■ WORK REQUIRED ■
Reproduce the listing below character for character; drop every image.
## BEGIN COLLECTED DATA
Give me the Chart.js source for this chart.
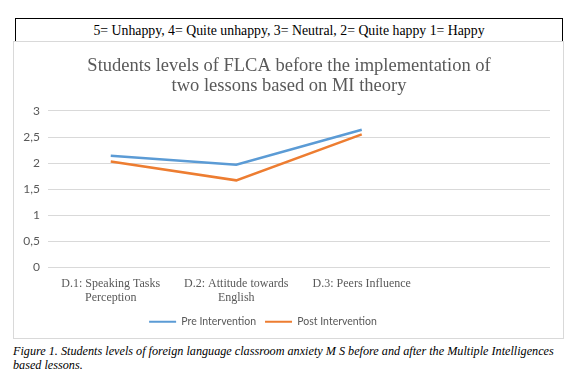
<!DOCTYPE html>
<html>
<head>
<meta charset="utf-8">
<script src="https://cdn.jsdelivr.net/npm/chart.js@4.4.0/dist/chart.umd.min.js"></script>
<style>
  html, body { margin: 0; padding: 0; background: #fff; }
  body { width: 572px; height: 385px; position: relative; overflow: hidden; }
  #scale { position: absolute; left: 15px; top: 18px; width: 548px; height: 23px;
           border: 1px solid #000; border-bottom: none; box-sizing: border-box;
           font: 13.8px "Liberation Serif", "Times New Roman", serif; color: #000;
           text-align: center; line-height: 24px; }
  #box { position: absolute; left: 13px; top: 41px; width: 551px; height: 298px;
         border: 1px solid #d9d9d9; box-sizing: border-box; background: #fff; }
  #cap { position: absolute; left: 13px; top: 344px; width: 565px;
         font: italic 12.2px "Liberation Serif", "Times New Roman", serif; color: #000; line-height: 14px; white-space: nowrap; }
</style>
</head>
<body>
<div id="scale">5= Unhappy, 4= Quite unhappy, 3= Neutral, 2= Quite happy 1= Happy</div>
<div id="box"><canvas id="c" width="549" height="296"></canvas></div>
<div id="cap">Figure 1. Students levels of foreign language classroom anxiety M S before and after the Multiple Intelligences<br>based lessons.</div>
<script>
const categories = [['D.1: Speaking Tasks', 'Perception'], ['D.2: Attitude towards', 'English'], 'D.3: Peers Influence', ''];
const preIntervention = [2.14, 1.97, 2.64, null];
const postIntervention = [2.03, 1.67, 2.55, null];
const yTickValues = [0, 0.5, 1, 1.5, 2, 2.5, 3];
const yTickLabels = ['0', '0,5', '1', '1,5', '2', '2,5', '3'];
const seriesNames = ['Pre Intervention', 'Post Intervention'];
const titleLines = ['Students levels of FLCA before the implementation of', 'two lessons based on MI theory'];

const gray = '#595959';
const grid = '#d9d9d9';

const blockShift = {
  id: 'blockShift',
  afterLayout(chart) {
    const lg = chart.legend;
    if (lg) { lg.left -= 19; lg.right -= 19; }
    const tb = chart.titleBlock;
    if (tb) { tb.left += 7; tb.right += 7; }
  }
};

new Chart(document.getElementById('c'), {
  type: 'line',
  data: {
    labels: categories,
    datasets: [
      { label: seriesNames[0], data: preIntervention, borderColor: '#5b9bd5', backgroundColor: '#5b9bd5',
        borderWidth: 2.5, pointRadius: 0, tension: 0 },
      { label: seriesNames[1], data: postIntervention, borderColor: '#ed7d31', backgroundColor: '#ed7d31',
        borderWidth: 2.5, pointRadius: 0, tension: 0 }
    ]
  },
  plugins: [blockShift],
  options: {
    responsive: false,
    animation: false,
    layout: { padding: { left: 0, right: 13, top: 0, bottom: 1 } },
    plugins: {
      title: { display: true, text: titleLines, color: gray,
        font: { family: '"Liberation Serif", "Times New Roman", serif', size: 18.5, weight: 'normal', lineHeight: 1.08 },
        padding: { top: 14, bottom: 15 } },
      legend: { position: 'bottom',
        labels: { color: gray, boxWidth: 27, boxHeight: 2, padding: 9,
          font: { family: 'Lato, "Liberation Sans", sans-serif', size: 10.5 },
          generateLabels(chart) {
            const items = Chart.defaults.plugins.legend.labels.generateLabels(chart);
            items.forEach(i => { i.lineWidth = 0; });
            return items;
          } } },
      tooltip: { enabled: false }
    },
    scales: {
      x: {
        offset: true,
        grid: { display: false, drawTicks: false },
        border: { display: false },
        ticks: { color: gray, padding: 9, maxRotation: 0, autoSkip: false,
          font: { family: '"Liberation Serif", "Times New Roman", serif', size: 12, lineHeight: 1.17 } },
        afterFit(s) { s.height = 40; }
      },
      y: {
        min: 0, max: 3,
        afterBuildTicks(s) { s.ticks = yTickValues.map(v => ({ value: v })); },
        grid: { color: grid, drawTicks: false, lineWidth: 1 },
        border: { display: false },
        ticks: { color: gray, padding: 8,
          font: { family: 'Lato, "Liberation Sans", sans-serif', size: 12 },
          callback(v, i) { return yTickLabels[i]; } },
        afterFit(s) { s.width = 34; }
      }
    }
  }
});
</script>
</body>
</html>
## END COLLECTED DATA
■ ANSWER FOR THIS EXERCISE ■
Give me the Chart.js source for this chart.
<!DOCTYPE html>
<html>
<head>
<meta charset="utf-8">
<script src="https://cdn.jsdelivr.net/npm/chart.js@4.4.0/dist/chart.umd.min.js"></script>
<style>
  html, body { margin: 0; padding: 0; background: #fff; }
  body { width: 572px; height: 385px; position: relative; overflow: hidden; }
  #scale { position: absolute; left: 15px; top: 18px; width: 548px; height: 23px;
           border: 1px solid #000; border-bottom: none; box-sizing: border-box;
           font: 13.8px "Liberation Serif", "Times New Roman", serif; color: #000;
           text-align: center; line-height: 24px; }
  #box { position: absolute; left: 13px; top: 41px; width: 551px; height: 298px;
         border: 1px solid #d9d9d9; box-sizing: border-box; background: #fff; }
  #cap { position: absolute; left: 13px; top: 344px; width: 565px;
         font: italic 12.2px "Liberation Serif", "Times New Roman", serif; color: #000; line-height: 14px; white-space: nowrap; }
</style>
</head>
<body>
<div id="scale">5= Unhappy, 4= Quite unhappy, 3= Neutral, 2= Quite happy 1= Happy</div>
<div id="box"><canvas id="c" width="549" height="296"></canvas></div>
<div id="cap">Figure 1. Students levels of foreign language classroom anxiety M S before and after the Multiple Intelligences<br>based lessons.</div>
<script>
const categories = [['D.1: Speaking Tasks', 'Perception'], ['D.2: Attitude towards', 'English'], 'D.3: Peers Influence', ''];
const preIntervention = [2.14, 1.97, 2.64, null];
const postIntervention = [2.03, 1.67, 2.55, null];
const yTickValues = [0, 0.5, 1, 1.5, 2, 2.5, 3];
const yTickLabels = ['0', '0,5', '1', '1,5', '2', '2,5', '3'];
const seriesNames = ['Pre Intervention', 'Post Intervention'];
const titleLines = ['Students levels of FLCA before the implementation of', 'two lessons based on MI theory'];

const gray = '#595959';
const grid = '#d9d9d9';

const blockShift = {
  id: 'blockShift',
  afterLayout(chart) {
    const lg = chart.legend;
    if (lg) { lg.left -= 19; lg.right -= 19; }
    const tb = chart.titleBlock;
    if (tb) { tb.left += 7; tb.right += 7; }
  }
};

new Chart(document.getElementById('c'), {
  type: 'line',
  data: {
    labels: categories,
    datasets: [
      { label: seriesNames[0], data: preIntervention, borderColor: '#5b9bd5', backgroundColor: '#5b9bd5',
        borderWidth: 2.5, pointRadius: 0, tension: 0 },
      { label: seriesNames[1], data: postIntervention, borderColor: '#ed7d31', backgroundColor: '#ed7d31',
        borderWidth: 2.5, pointRadius: 0, tension: 0 }
    ]
  },
  plugins: [blockShift],
  options: {
    responsive: false,
    animation: false,
    layout: { padding: { left: 0, right: 13, top: 0, bottom: 1 } },
    plugins: {
      title: { display: true, text: titleLines, color: gray,
        font: { family: '"Liberation Serif", "Times New Roman", serif', size: 18.5, weight: 'normal', lineHeight: 1.08 },
        padding: { top: 14, bottom: 15 } },
      legend: { position: 'bottom',
        labels: { color: gray, boxWidth: 27, boxHeight: 2, padding: 9,
          font: { family: 'Lato, "Liberation Sans", sans-serif', size: 10.5 },
          generateLabels(chart) {
            const items = Chart.defaults.plugins.legend.labels.generateLabels(chart);
            items.forEach(i => { i.lineWidth = 0; });
            return items;
          } } },
      tooltip: { enabled: false }
    },
    scales: {
      x: {
        offset: true,
        grid: { display: false, drawTicks: false },
        border: { display: false },
        ticks: { color: gray, padding: 9, maxRotation: 0, autoSkip: false,
          font: { family: '"Liberation Serif", "Times New Roman", serif', size: 12, lineHeight: 1.17 } },
        afterFit(s) { s.height = 40; }
      },
      y: {
        min: 0, max: 3,
        afterBuildTicks(s) { s.ticks = yTickValues.map(v => ({ value: v })); },
        grid: { color: grid, drawTicks: false, lineWidth: 1 },
        border: { display: false },
        ticks: { color: gray, padding: 8,
          font: { family: 'Lato, "Liberation Sans", sans-serif', size: 12 },
          callback(v, i) { return yTickLabels[i]; } },
        afterFit(s) { s.width = 34; }
      }
    }
  }
});
</script>
</body>
</html>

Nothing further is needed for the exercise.